Baker: 'Dr. King’s work paved the way to our nation’s now-thriving environmental justice movement'

U.S. Secretary of Energy Jennifer Granholm was among speakers noting the environmental justice movement paved by the late civil rights leader Dr. Martin Luther King Jr. during an observance ceremony in his honor.

The U.S. Department of Energy’s 2023 Dr. Martin Luther King, Jr. Observance Ceremony was hosted Jan. 17 by the department’s Office of Economic Impact and Diversity plus Blacks in Government Employee Resource Group, a release said. 

“Dr. King’s work paved the way to our nation’s now-thriving environmental justice movement and his legacy lives through the President’s historic commitments to communities, equity, and justice,” Office of Economic Impact and Diversity Director Shalanda Baker said in the release.

Granholm and Baker were among speakers who said King’s civil rights work “laid the foundation for environmental justice,” helping the Department of Energy advance equality and inclusion, the release reported.

“We’re not ‘Dr. Kings,’ but he’s inspired us, and we have a responsibility to make it better,” Granholm said in the release. 

Granholm cited President Biden’s executive order that requires 40% of federal investments go to disadvantaged communities “in the shadows of power plants” bisected by transportation decisions and “that have made employment in the dirtiest and most toxic industries the norm,” according to the release

“What responsibility we have as we reflect upon Dr. King and his impact, to be able to use these powerful tools and this powerful intention in a way where we — with our thousand acts — can really have an impact,” Granholm said in the release.  

Keynote speaker U.S. Rep. Marc Veasey, D-Texas, said disadvantage communities are affected by “the lack of access to energy sector opportunities,” the release said.

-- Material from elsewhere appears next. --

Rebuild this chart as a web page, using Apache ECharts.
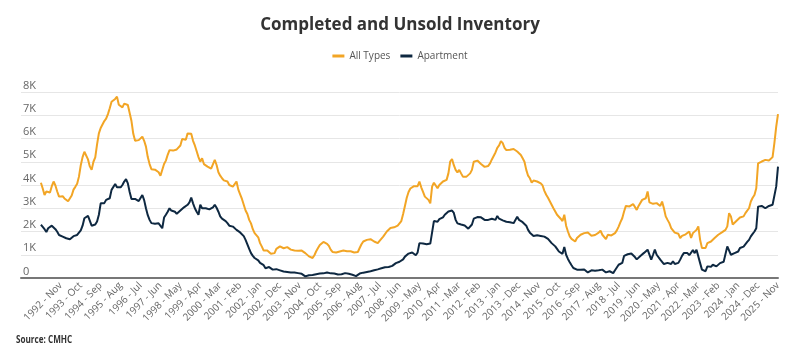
<!DOCTYPE html>
<html>
<head>
<meta charset="utf-8">
<script src="https://cdn.jsdelivr.net/npm/echarts@6/dist/echarts.min.js"></script>
<style>html,body{margin:0;padding:0;background:#fff}#chart{width:800px;height:354px}</style>
</head>
<body>
<div id="chart"></div>
<script>
// Monthly series, Dec 1991 .. Nov 2025 (408 months).
const allTypes = [
4100,3850,3570,3720,3750,3680,3950,4150,3980,3720,3500,3550,3520,3420,3360,3300,3290,3550,3800,
3920,
4050,4360,4850,5200,5430,5400,5100,4800,4650,5000,5190,5750,6220,6450,6600,6750,6850,7050,7300,7580,7620,7700,7800,7450,7380,7340,7500,7580,7440,7100,6750,6200,5900,5940,
5930,
5920,6080,5900,5650,5200,4900,4680,4650,4660,4650,4550,4400,4360,4900,5050,5300,5500,5450,5480,5440,5530,5600,5700,5980,6050,5950,6220,6300,6200,5900,5700,5450,5200,5000,5150,4900,4820,4790,
4750,
4700,4650,5080,4860,4550,4400,4290,4200,4180,4150,4000,3930,3930,4000,4150,3800,3600,3400,3150,2900,2750,2500,2350,2100,1930,1850,1750,1500,1350,1180,1140,1180,1100,1040,
1055,
1070,1250,1320,1360,1290,1280,1330,1330,1270,1220,1240,1180,1140,1170,1200,1180,1120,1070,1020,930,880,860,980,1150,1290,1420,1500,1550,1540,1470,1380,1220,1120,1070,1100,1120,1140,
1160,
1180,1220,1150,1140,1150,1140,1100,1070,1120,1290,1450,1570,1620,1640,1660,1670,1630,1570,1520,1500,1600,1670,1780,1860,2000,2070,2150,2150,2180,2220,2250,2300,2450,2750,3100,3450,
3700,
3850,3900,3950,3920,3950,4150,3900,3700,3500,3420,3360,3210,3930,4100,3980,3860,4000,4080,4150,4200,4220,4500,5010,5120,4850,4650,4540,4650,4500,4360,4340,4360,4390,4500,4650,5000,
5030,
5050,5050,4900,4860,4780,4760,4820,4930,5100,5250,5400,5600,5700,5890,5800,5600,5500,5550,5520,5500,5550,5500,5440,5380,5290,5150,5000,4650,4400,4290,4100,4190,4170,4150,4100,4070,
3980,
3750,3580,3450,3300,3150,3000,2860,2720,2650,2550,2450,2720,2250,2000,1790,1680,1610,1570,1720,1800,1860,1900,1930,1950,1960,1880,1820,1810,1850,1860,1950,2040,1860,1930,1670,1860,
1840,
1830,1790,1930,2050,2210,2400,2570,2860,3100,3150,3080,3150,3180,3220,2930,3100,3150,3360,3330,3430,3720,3250,3220,3190,3150,3220,3150,3100,3290,3000,2650,2500,2360,2150,2070,1950,
1920,
1900,1720,1810,1860,1880,1900,2000,1720,1930,1860,2070,2220,1640,1290,1220,1290,1500,1430,1570,1650,1720,1800,1860,1930,1960,2000,2070,2220,2790,2650,2300,2360,2450,2500,2600,
2620,
2650,2790,2900,3000,3290,3450,3570,3860,4930,4860,5010,4930,5080,5010,5050,5080,5200,5800,6500,7050
];
const apartment = [
2290,2200,2100,1980,2140,2100,2250,2240,2100,1990,1850,1820,1780,1740,1710,1700,1670,1750,1800,
1820,
1850,1900,2050,2250,2570,2640,2670,2600,2250,2180,2300,2430,2720,3210,3290,3220,3360,3400,3430,3790,3860,4040,3900,3880,3900,4000,4150,4250,4070,3700,3400,3360,3400,3330,
3310,
3290,3570,3350,3000,2700,2500,2360,2360,2330,2290,2350,2360,2140,2600,2720,2850,3000,2900,2930,2850,2760,2760,2900,2950,3040,3110,3150,3250,3460,3210,3000,2850,2720,3150,3000,3000,3000,2970,
2950,
2920,3040,3150,3020,2850,2650,2550,2500,2450,2360,2250,2210,2210,2150,2070,2000,1960,1900,1800,1640,1450,1250,1070,950,860,800,760,650,600,550,420,400,470,400,
360,
330,380,360,330,300,280,240,260,250,240,220,240,220,210,200,180,190,70,100,120,110,130,140,160,170,190,180,200,220,240,220,200,180,190,160,150,140,
160,
180,210,200,180,190,140,100,80,140,190,220,230,240,260,280,290,310,330,350,370,400,420,440,460,500,470,450,520,600,640,680,700,740,800,920,1000,
1050,
1100,1100,1050,980,1100,1500,1520,1480,1500,1450,1500,1480,1450,2450,2500,2420,2530,2550,2610,2720,2800,2860,2930,2900,2800,2500,2350,2400,2300,2220,2260,2220,2120,2070,2300,2550,
2590,
2620,2550,2610,2550,2500,2560,2500,2520,2550,2480,2500,2670,2550,2500,2480,2450,2420,2380,2400,2450,2360,2400,2630,2500,2450,2400,2380,2250,2070,1950,1880,1810,1850,1840,1830,1810,
1800,
1780,1760,1680,1640,1500,1450,1360,1250,1140,1060,1040,1330,1000,820,680,550,430,380,360,360,350,360,370,350,240,300,330,300,310,300,330,340,360,300,240,300,
290,
280,210,330,450,570,620,650,950,1000,1020,1000,1050,980,900,800,880,950,1000,1080,1100,1220,1140,790,1000,1220,1000,930,790,860,600,620,650,620,600,720,600,
620,
650,790,950,1070,1050,1070,980,930,1200,1070,1220,1220,640,360,320,290,500,430,480,570,520,500,580,640,720,700,720,1360,1330,1000,1050,1070,1120,1140,1290,
1320,
1350,1430,1550,1640,1790,1900,2000,2140,3070,3000,3100,3150,3000,3050,3100,3040,3150,3200,3930,4790
];
// Tick labels shown every 11 months, starting at month index 11 (Nov 1992)
const tickLabels = ['1992 - Nov','1993 - Oct','1994 - Sep','1995 - Aug','1996 - Jul','1997 - Jun','1998 - May','1999 - Apr','2000 - Mar','2001 - Feb','2002 - Jan','2002 - Dec','2003 - Nov','2004 - Oct','2005 - Sep','2006 - Aug','2007 - Jul','2008 - Jun','2009 - May','2010 - Apr','2011 - Mar','2012 - Feb','2013 - Jan','2013 - Dec','2014 - Nov','2015 - Oct','2016 - Sep','2017 - Aug','2018 - Jul','2019 - Jun','2020 - May','2021 - Apr','2022 - Mar','2023 - Feb','2024 - Jan','2024 - Dec','2025 - Nov'];

const chart = echarts.init(document.getElementById('chart'), null, {renderer:'canvas'});
const font = '"Open Sans", "Noto Sans", sans-serif';
chart.setOption({
  animation: false,
  backgroundColor: '#fff',
  title: {
    text: 'Completed and Unsold Inventory',
    left: 'center', top: 12,
    textStyle: {fontFamily: font, fontSize: 17, fontWeight: 'bold', color: '#333'}
  },
  legend: {
    top: 46, left: 'center',
    icon: 'rect', itemWidth: 12, itemHeight: 3, itemGap: 10,
    textStyle: {fontFamily: font, fontSize: 10, color: '#555'},
    data: ['All Types', 'Apartment']
  },
  grid: {left: 21, right: 22, top: 92, bottom: 76, containLabel: false},
  xAxis: {
    type: 'value', min: -11, max: 407, interval: 11,
    axisLine: {show: true, lineStyle: {color: '#777', width: 2}},
    axisTick: {show: false},
    splitLine: {show: false},
    axisLabel: {
      rotate: 45, margin: 6, fontSize: 10, color: '#666', fontFamily: font,
      formatter: v => (v >= 11 ? tickLabels[Math.round(v / 11) - 1] || '' : '')
    }
  },
  yAxis: {
    type: 'value', min: 0, max: 8000, interval: 1000,
    axisLine: {show: false}, axisTick: {show: false},
    splitLine: {lineStyle: {color: '#e6e6e6', width: 1}},
    axisLabel: {
      align: 'left', verticalAlign: 'bottom', margin: -2, padding: [0,0,1,0],
      fontSize: 11, color: '#666', fontFamily: font,
      formatter: v => (v === 0 ? '0' : (v / 1000) + 'K')
    }
  },
  series: [
    {name: 'All Types', type: 'line', showSymbol: false, symbol: 'none',
     lineStyle: {width: 2, color: '#F2A525'}, itemStyle: {color: '#F2A525'},
     data: allTypes.map((v, i) => [i, v])},
    {name: 'Apartment', type: 'line', showSymbol: false, symbol: 'none',
     lineStyle: {width: 2, color: '#0E2841'}, itemStyle: {color: '#0E2841'},
     data: apartment.map((v, i) => [i, v])}
  ],
  graphic: [{
    type: 'text', x: 16, y: 334, scaleX: 0.74,
    style: {text: 'Source: CMHC', font: 'bold 11px "Open Sans", sans-serif', fill: '#333'}
  }]
});
</script>
</body>
</html>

“We can't have real equality… if we don't talk about how we are not financially included and able to sit around that table when it comes to growing this [energy space]," Veasey said in the release. “What you don’t see enough is Black people getting the financing that’s needed so we can start the next electric car company — so we can start the next renewable energy company — so we can play roles… in the traditional energy space.”